A glance at Thursday’s trading statement, which shows a 9.6 per cent year-on-year decline in advertising revenues for the group and 10.7 per cent for the UK nationals for the 11 months to November 2006, helps explain why. There would have been little logic in selling the nationals at the end of a period of investment and in a weak advertising market.
Under the circumstances, chief executive Sly Bailey’s decision to sell just the sports titles and those regional titles suffering from lack of critical mass – those in London, the south-east and Midlands – seems sensible. Assuming a multiple of about 9-10 times 2006 earnings before interest and tax, the disposals could bring in about £500m. After pension contributions and tax, as much as half of this would be available to return to shareholders.
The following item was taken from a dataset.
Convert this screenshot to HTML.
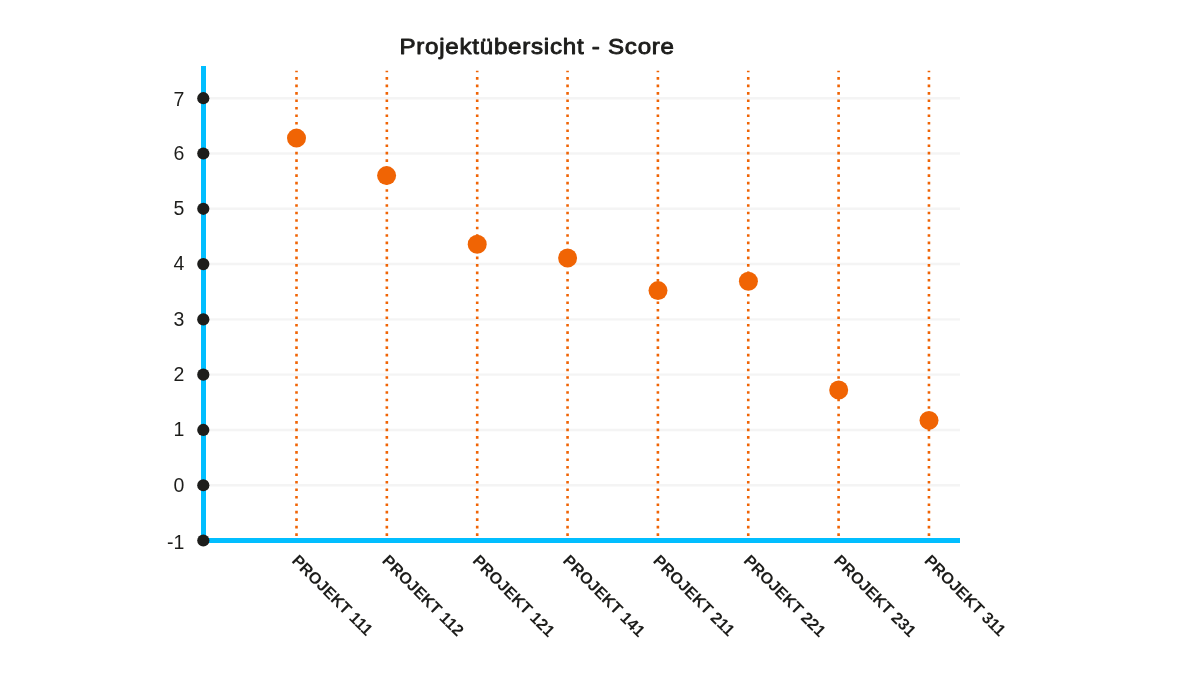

The plan then is to focus on improving the integration and performance of the digital business, which currently enjoys operating profit margins of more than 20 per cent, but represents less than
5 per cent of current revenues.
The new strategy still has plenty of risks. First, while, the sports titles look attractive, there are not likely to be queues of buyers for the regional titles. DMGT’s decision earlier this year to retain its regional titles, after it failed to get the price it wanted, is not encouraging. Second, the gap between coming up with a clever plan to increase profits from digital media and delivering can be a large one. The 5 per cent decline in the group’s share price yesterday morning suggests that investors were disappointed, but the reality is that the desired break-up of Trinity was not a credible option.